Deoxyribonucleic acid (DNA) is a molecule that contains genetic code or instructions used for the development and function of living organisms. DNA encodes its genetic information through the sequence of four nucleotides (guanine(G), adenine(A), thymine(T), and cytosine(C)).
Whenever DNA is damaged through ultra-violet light, cigarette smoke, toxic fumes, toxins, X-rays and radiation, and metabolic processes, it is repaired by proteins and enzymes such as Superoxide dismutases and methyl guanine methyl transferase (MGMT). Roles of these proteins and enzymes vary from recognizing damage, to correcting the damaged portions or remove them.
Unrecognized damage which does not get repaired, accelerates aging and causes cancer and genetic disorders. There are DNA disorders that involve the body having difficulty repairing DNA. Xeroderma pigmentosum (XP) and Trichothiodystrophy (TTD) are two of these disorders.

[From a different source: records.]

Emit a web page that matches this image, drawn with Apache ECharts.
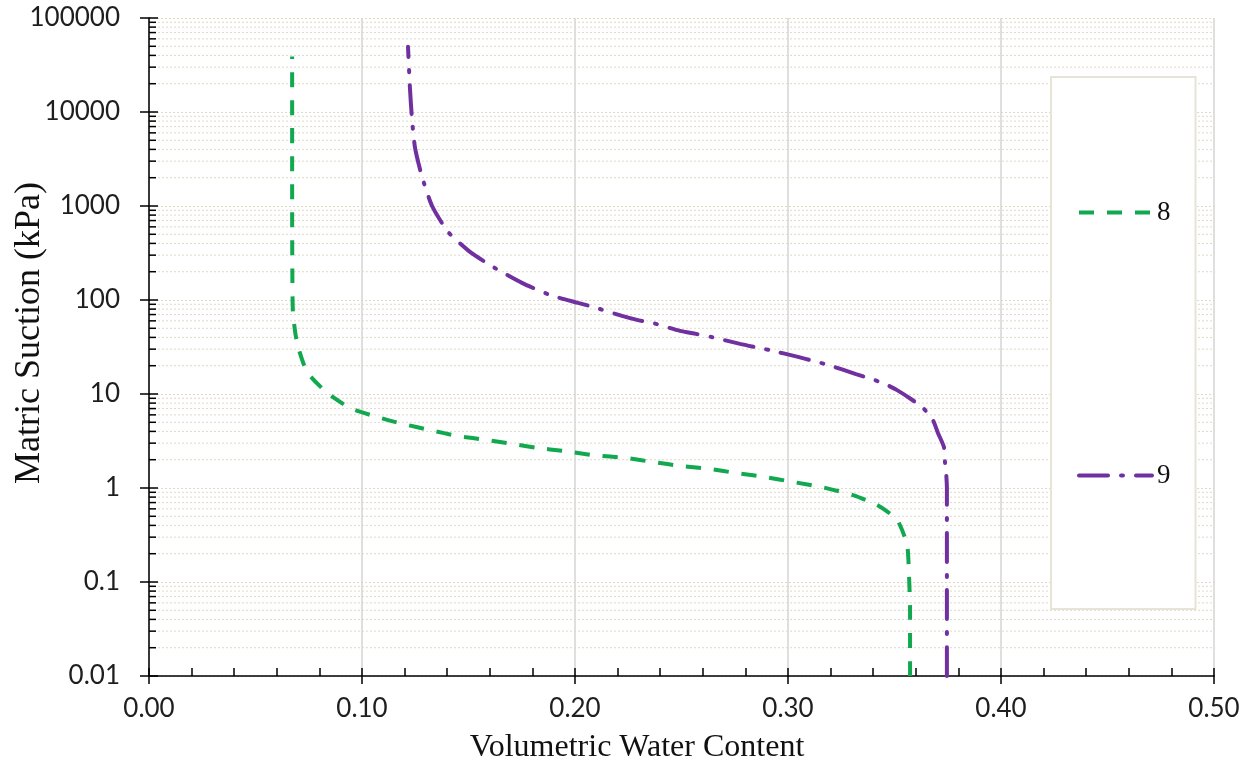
<!DOCTYPE html>
<html>
<head>
<meta charset="utf-8">
<script src="https://cdn.jsdelivr.net/npm/echarts@6/dist/echarts.min.js"></script>
<style>
html,body{margin:0;padding:0;background:#fff;}
#chart{width:1252px;height:767px;}
</style>
</head>
<body>
<div id="chart"></div>
<script>
// ---- data ----
const seriesNames = ['8', '9'];
const wc8  = [0.3573,0.3573,0.3568,0.3559,0.3512,0.3418,0.3305,0.316,0.3023,0.2892,0.276,0.2634,0.2502,0.2366,0.2244,0.2085,0.1944,0.1822,0.1709,0.1587,0.1451,0.1319,0.1192,0.107,0.0944,0.0836,0.0742,0.0695,0.0676,0.0673,0.0672,0.0672,0.0672];
const psi8 = [0.01,0.05,0.12,0.25,0.46,0.66,0.84,1.02,1.16,1.31,1.44,1.59,1.71,1.89,2.08,2.24,2.48,2.67,2.94,3.24,3.57,4.14,4.8,5.7,7.1,10.3,17.2,34.9,72.8,200,1000,10000,39000];
const wc9  = [0.3746,0.3746,0.3746,0.3742,0.3737,0.3732,0.3704,0.368,0.3634,0.3577,0.3512,0.3455,0.339,0.3319,0.3188,0.3117,0.3047,0.2911,0.284,0.2775,0.2638,0.2568,0.2493,0.2362,0.2291,0.2221,0.2085,0.2014,0.1883,0.1751,0.1624,0.1507,0.1404,0.1329,0.1282,0.1249,0.1235,0.1225,0.1216];
const psi9 = [0.01,0.1,1.0,1.5,1.89,2.73,3.85,5.3,7.1,8.85,11.0,12.8,14.5,16.3,20.4,22.5,24.8,29.4,31.7,34.1,40.5,43.6,46.9,57.1,61.4,67.7,84.4,93.1,113,152,219,325,531,1000,2040,4160,8260,18100,49400];
const decades = [0.01, 0.1, 1, 10, 100, 1000, 10000];
const minorMultipliers = [2,3,4,5,6,7,8,9];
const xTitle = 'Volumetric Water Content';
const yTitle = 'Matric Suction (kPa)';

// ---- build ----
const pairs = (xs, ys) => xs.map((x, i) => [x, ys[i]]);
const minorValues = [];
decades.forEach(d => minorMultipliers.forEach(m => minorValues.push([0, +(d * m).toPrecision(3)])));

const chart = echarts.init(document.getElementById('chart'), null, {renderer: 'canvas'});
const GREEN = '#12A84F', PURPLE = '#7030A0';
const GRIDDOT = '#dedac6';
const labelFont = {fontFamily: 'Lato', fontSize: 26, color: '#1e1e1e'};
const yFmt = v => String(Number((+v).toPrecision(3)));

const option = {
  animation: false,
  backgroundColor: '#fff',
  grid: {left: 149, right: 38, top: 18, bottom: 91, containLabel: false},
  xAxis: [{
    type: 'value', min: 0, max: 0.5, interval: 0.1,
    axisLine: {show: true, onZero: false, lineStyle: {color: '#000', width: 1.5}},
    axisTick: {show: true, inside: true, length: 8, lineStyle: {color: '#000', width: 1.5}},
    minorTick: {show: true, splitNumber: 5, length: 8, lineStyle: {color: '#000', width: 1.5}},
    axisLabel: Object.assign({margin: 20, formatter: v => (+v).toFixed(2)}, labelFont),
    splitLine: {show: true, lineStyle: {color: '#d4d4d4', width: 1.5}}
  }, {
    type: 'value', min: 0, max: 0.5, interval: 0.1, position: 'bottom',
    axisLine: {show: false},
    axisTick: {show: true, inside: false, length: 8, lineStyle: {color: '#000', width: 1.5}},
    axisLabel: {show: false}, splitLine: {show: false}
  }],
  yAxis: [{
    type: 'log', logBase: 10, min: 0.01, max: 100000,
    axisLine: {show: true, onZero: false, lineStyle: {color: '#000', width: 1.5}},
    axisTick: {show: true, inside: true, length: 9, lineStyle: {color: '#000', width: 1.5}},
    axisLabel: Object.assign({margin: 29, formatter: yFmt}, labelFont),
    splitLine: {show: true, lineStyle: {color: GRIDDOT, width: 1, type: [2, 2]}}
  }, {
    type: 'log', logBase: 10, min: 0.01, max: 100000, position: 'left', offset: 0,
    axisLine: {show: false},
    axisTick: {show: true, inside: false, length: 9, lineStyle: {color: '#000', width: 1.5}},
    axisLabel: {show: false}, splitLine: {show: false}
  }],
  legend: {
    data: seriesNames,
    orient: 'vertical',
    left: 1051, top: 77,
    padding: [122, 25, 120, 26],
    itemGap: 236,
    itemWidth: 73, itemHeight: 14,
    itemStyle: {opacity: 0},
    lineStyle: {width: 4},
    backgroundColor: '#fff',
    borderColor: '#e6e4d6', borderWidth: 2,
    textStyle: {fontFamily: 'Liberation Serif', fontSize: 27, color: '#111'},
    selectedMode: false
  },
  graphic: [
    {type: 'text', x: 637, y: 748, style: {text: xTitle, font: '32px "Liberation Serif"', fill: '#111', textAlign: 'center', textVerticalAlign: 'middle'}},
    {type: 'text', x: 30, y: 333, rotation: Math.PI / 2, style: {text: yTitle, font: '36px "Liberation Serif"', fill: '#111', textAlign: 'center', textVerticalAlign: 'middle'}}
  ],
  series: [
    {
      name: 'minorGrid', type: 'custom', xAxisIndex: 0, yAxisIndex: 0, z: 1, silent: true,
      clip: false,
      data: minorValues,
      renderItem: (params, api) => {
        const v = api.value(1);
        const p0 = api.coord([0, v]);
        const p1 = api.coord([0.5, v]);
        return {type: 'group', children: [
          {type: 'line', shape: {x1: p0[0] + 1, y1: p0[1], x2: p1[0], y2: p1[1]},
           style: {stroke: GRIDDOT, lineWidth: 1, lineDash: [2, 2]}},
          {type: 'line', shape: {x1: p0[0], y1: p0[1], x2: p0[0] + 7, y2: p0[1]},
           style: {stroke: '#000', lineWidth: 1.5}}
        ]};
      }
    },
    {
      name: seriesNames[0], type: 'line', data: pairs(wc8, psi8), symbol: 'none', smooth: 0.2, z: 5,
      lineStyle: {color: GREEN, width: 4, type: [15, 13], cap: 'butt'},
      itemStyle: {color: GREEN}
    },
    {
      name: seriesNames[1], type: 'line', data: pairs(wc9, psi9), symbol: 'none', smooth: 0.2, z: 5,
      lineStyle: {color: PURPLE, width: 4, type: [29, 13, 2, 13], cap: 'round'},
      itemStyle: {color: PURPLE}
    }
  ]
};
chart.setOption(option);
</script>
</body>
</html>
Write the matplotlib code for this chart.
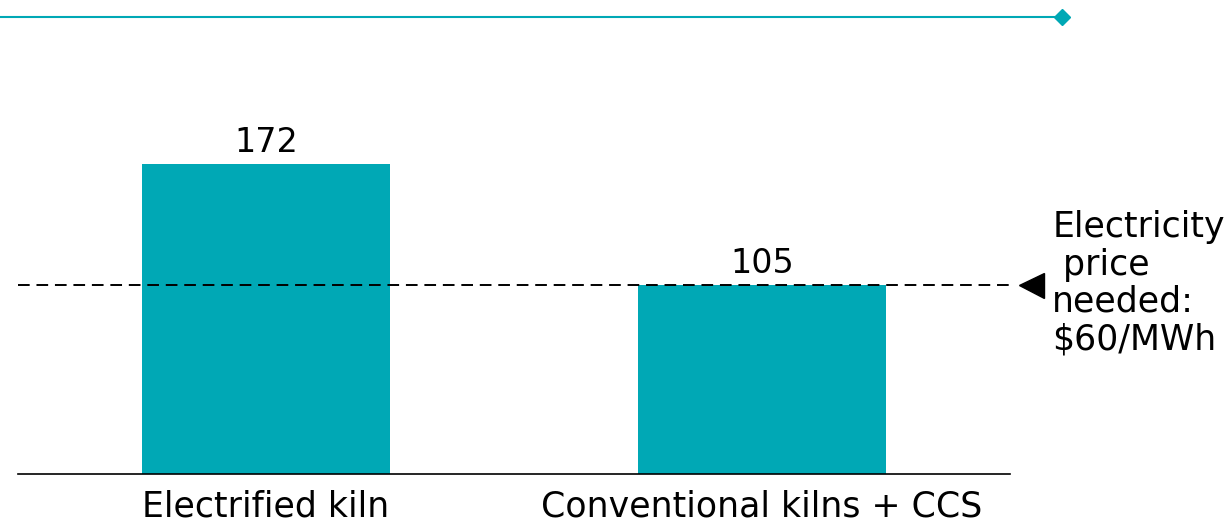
import matplotlib.pyplot as plt
from matplotlib.lines import Line2D

# data
categories = ['Electrified kiln', 'Conventional kilns + CCS']
values = [172, 105]
threshold = 105
note = 'Electricity\n price\nneeded:\n$60/MWh'

teal = '#00A8B5'

fig = plt.figure(figsize=(12.29, 5.27), dpi=100)
ax = fig.add_axes([18 / 1229, 53 / 527, 992 / 1229, 360 / 527])

x = range(len(categories))
bars = ax.bar(x, values, width=0.5, color=teal)
for xi, v in zip(x, values):
    ax.text(xi, v + 3, str(v), ha='center', va='bottom', fontsize=24)

# dashed reference line with left-pointing marker and note
ax.axhline(threshold, color='black', lw=1.4, ls=(0, (6, 3.5)), zorder=3)
ax.plot([1.543], [threshold], marker='<', color='black', markersize=18, clip_on=False)
ax.text(1.585, threshold + 1, note, ha='left', va='center', fontsize=25,
        linespacing=1.12, clip_on=False)

ax.set_xlim(-0.5, 1.5)
ax.set_ylim(0, 200)
ax.set_xticks(list(x))
ax.set_xticklabels(categories, fontsize=25)
ax.tick_params(axis='x', length=0, pad=11)
ax.set_yticks([])
for s in ['top', 'right', 'left']:
    ax.spines[s].set_visible(False)
ax.spines['bottom'].set_color('black')
ax.spines['bottom'].set_linewidth(1.2)

# decorative header line with diamond end
fig.add_artist(Line2D([0, 1062 / 1229], [1 - 17 / 527] * 2, color=teal, lw=1.5,
                      transform=fig.transFigure))
fig.add_artist(Line2D([1062 / 1229], [1 - 17 / 527], marker='D', markersize=8,
                      color=teal, transform=fig.transFigure))

fig.savefig('out.png', dpi=100)
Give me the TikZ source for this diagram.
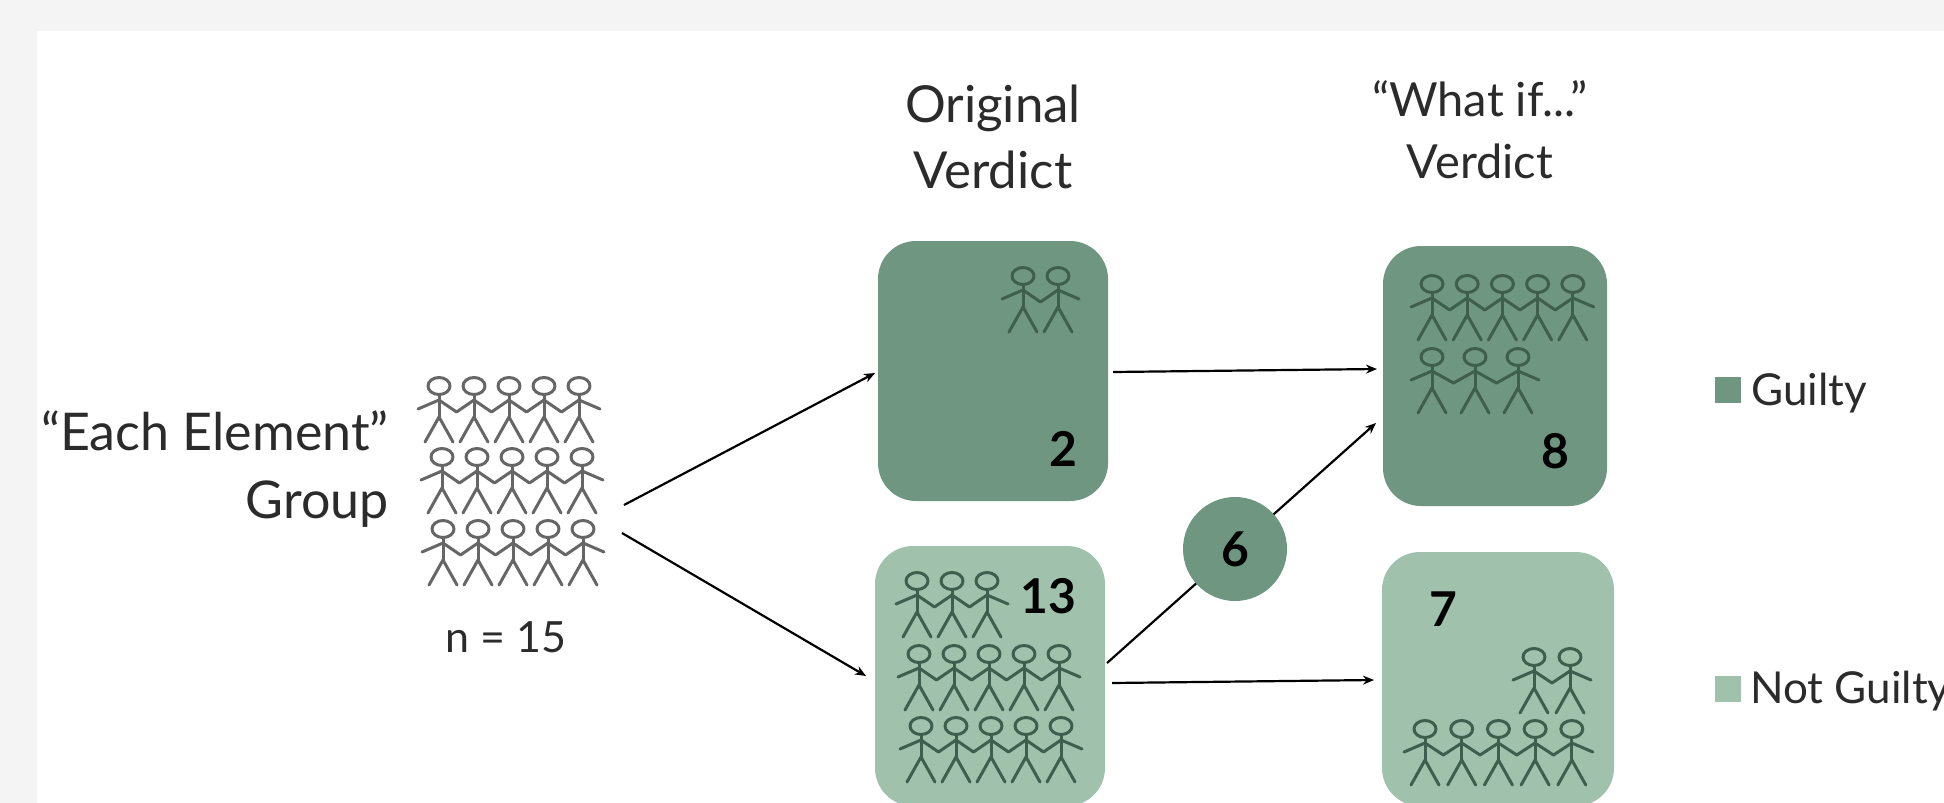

A team headed by veterinary pharmacologist and toxicologist Hanspeter Nägeli has now discovered that the protein XPD plays a key role in locating damaged DNA.
XPD protein as scanner
Genetic information is stored on approximately three billion base pairs of adenine/thymine or cytosine/guanine in the thread-like DNA double helix. The researchers reveal that the XPD protein works like a scanner that glides along the DNA double helix, scouring the bases for signs of damage. As soon as one of the protein's ferrous sensors encounters damage as it moves along, it is stopped, thereby marking damaged spots in need of repair. Besides patching up DNA, XPD is also involved in cell division and gene expression, thus making it one of the most versatile cell proteins.
Video: Repairing DNA: Our Best Defense Against Cancer
Basis for possible courses of therapy
While repairing the DNA protects healthy body tissue from damage to the genetic material, however, it diminishes the impact of many chemotherapeutic substances against cancer. "Damage recognition using XPD opens up new possibilities to stimulate or suppress DNA repair according to the requirements and target tissue," explains Hanspeter Nägeli. The results could thus aid the development of new cancer treatments.